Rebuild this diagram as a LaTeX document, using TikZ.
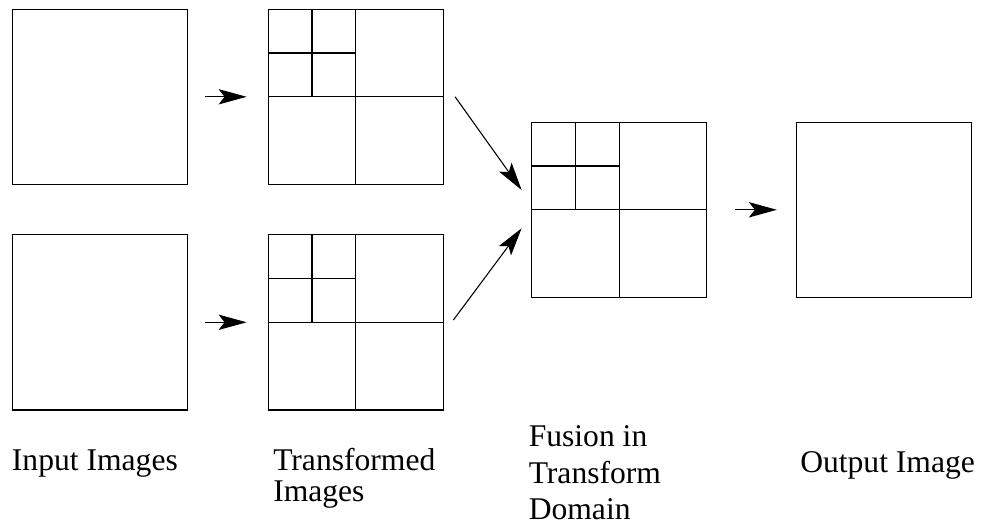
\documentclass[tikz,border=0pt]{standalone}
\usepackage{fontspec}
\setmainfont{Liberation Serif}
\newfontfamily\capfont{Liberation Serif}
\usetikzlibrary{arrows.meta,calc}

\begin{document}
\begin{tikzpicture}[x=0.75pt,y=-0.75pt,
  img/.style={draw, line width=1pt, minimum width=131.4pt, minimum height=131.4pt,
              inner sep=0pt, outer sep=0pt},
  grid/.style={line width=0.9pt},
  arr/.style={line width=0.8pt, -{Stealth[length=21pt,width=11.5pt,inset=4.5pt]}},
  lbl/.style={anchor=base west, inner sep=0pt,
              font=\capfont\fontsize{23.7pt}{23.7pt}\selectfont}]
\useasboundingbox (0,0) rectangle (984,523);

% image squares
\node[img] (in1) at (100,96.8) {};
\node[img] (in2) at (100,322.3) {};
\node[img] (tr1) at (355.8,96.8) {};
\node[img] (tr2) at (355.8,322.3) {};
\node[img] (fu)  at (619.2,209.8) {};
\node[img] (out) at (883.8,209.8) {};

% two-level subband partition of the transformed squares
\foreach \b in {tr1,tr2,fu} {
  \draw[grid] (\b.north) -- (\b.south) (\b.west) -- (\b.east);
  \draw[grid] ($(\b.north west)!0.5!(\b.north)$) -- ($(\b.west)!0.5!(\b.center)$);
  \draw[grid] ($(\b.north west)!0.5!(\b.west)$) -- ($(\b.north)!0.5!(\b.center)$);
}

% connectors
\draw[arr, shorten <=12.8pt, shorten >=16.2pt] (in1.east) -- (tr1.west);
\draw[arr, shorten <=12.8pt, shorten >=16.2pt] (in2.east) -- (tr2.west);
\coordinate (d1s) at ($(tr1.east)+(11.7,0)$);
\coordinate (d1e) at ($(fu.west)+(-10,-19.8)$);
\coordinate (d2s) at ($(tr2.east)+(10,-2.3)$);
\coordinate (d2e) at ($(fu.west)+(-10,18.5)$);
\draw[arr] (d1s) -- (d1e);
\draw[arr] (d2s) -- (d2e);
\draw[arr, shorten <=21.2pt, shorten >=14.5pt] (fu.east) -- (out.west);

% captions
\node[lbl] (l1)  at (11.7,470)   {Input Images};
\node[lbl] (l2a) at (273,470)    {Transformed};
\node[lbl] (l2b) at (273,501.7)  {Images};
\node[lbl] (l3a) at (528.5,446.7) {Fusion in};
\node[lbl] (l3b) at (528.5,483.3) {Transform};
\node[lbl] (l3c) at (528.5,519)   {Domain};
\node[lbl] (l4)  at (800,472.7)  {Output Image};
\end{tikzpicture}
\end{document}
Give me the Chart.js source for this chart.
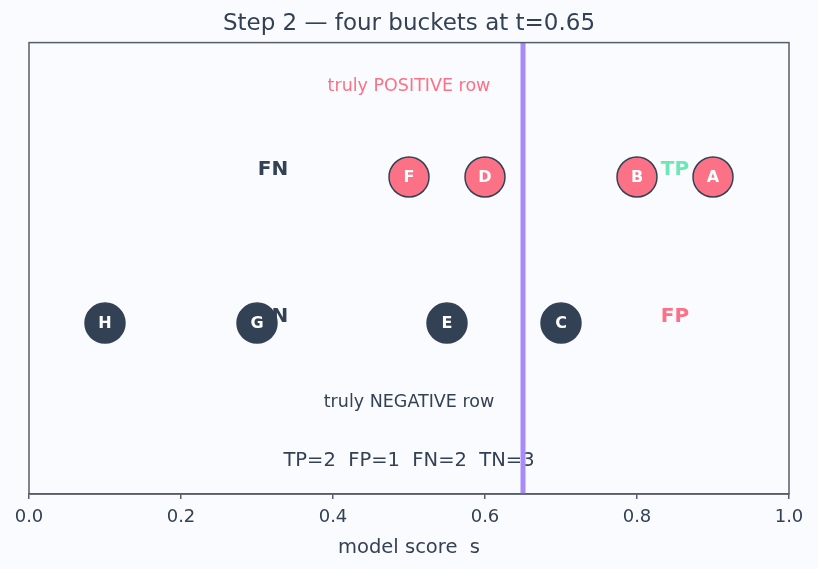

▸ Given instruction
Every entry above needs to be retyped exactly; drop the pictures.

▸ Written solution
Rebuild this diagram as a LaTeX document, using TikZ.
\documentclass[tikz,border=0pt]{standalone}
\usepackage{fontspec}
\setmainfont{Liberation Serif}
\newfontfamily\capfont{Liberation Serif}
\usetikzlibrary{arrows.meta,calc}

\begin{document}
\begin{tikzpicture}[x=0.75pt,y=-0.75pt,
  img/.style={draw, line width=1pt, minimum width=131.4pt, minimum height=131.4pt,
              inner sep=0pt, outer sep=0pt},
  grid/.style={line width=0.9pt},
  arr/.style={line width=0.8pt, -{Stealth[length=21pt,width=11.5pt,inset=4.5pt]}},
  lbl/.style={anchor=base west, inner sep=0pt,
              font=\capfont\fontsize{23.7pt}{23.7pt}\selectfont}]
\useasboundingbox (0,0) rectangle (984,523);

% image squares
\node[img] (in1) at (100,96.8) {};
\node[img] (in2) at (100,322.3) {};
\node[img] (tr1) at (355.8,96.8) {};
\node[img] (tr2) at (355.8,322.3) {};
\node[img] (fu)  at (619.2,209.8) {};
\node[img] (out) at (883.8,209.8) {};

% two-level subband partition of the transformed squares
\foreach \b in {tr1,tr2,fu} {
  \draw[grid] (\b.north) -- (\b.south) (\b.west) -- (\b.east);
  \draw[grid] ($(\b.north west)!0.5!(\b.north)$) -- ($(\b.west)!0.5!(\b.center)$);
  \draw[grid] ($(\b.north west)!0.5!(\b.west)$) -- ($(\b.north)!0.5!(\b.center)$);
}

% connectors
\draw[arr, shorten <=12.8pt, shorten >=16.2pt] (in1.east) -- (tr1.west);
\draw[arr, shorten <=12.8pt, shorten >=16.2pt] (in2.east) -- (tr2.west);
\coordinate (d1s) at ($(tr1.east)+(11.7,0)$);
\coordinate (d1e) at ($(fu.west)+(-10,-19.8)$);
\coordinate (d2s) at ($(tr2.east)+(10,-2.3)$);
\coordinate (d2e) at ($(fu.west)+(-10,18.5)$);
\draw[arr] (d1s) -- (d1e);
\draw[arr] (d2s) -- (d2e);
\draw[arr, shorten <=21.2pt, shorten >=14.5pt] (fu.east) -- (out.west);

% captions
\node[lbl] (l1)  at (11.7,470)   {Input Images};
\node[lbl] (l2a) at (273,470)    {Transformed};
\node[lbl] (l2b) at (273,501.7)  {Images};
\node[lbl] (l3a) at (528.5,446.7) {Fusion in};
\node[lbl] (l3b) at (528.5,483.3) {Transform};
\node[lbl] (l3c) at (528.5,519)   {Domain};
\node[lbl] (l4)  at (800,472.7)  {Output Image};
\end{tikzpicture}
\end{document}
Give me the Chart.js source for this chart.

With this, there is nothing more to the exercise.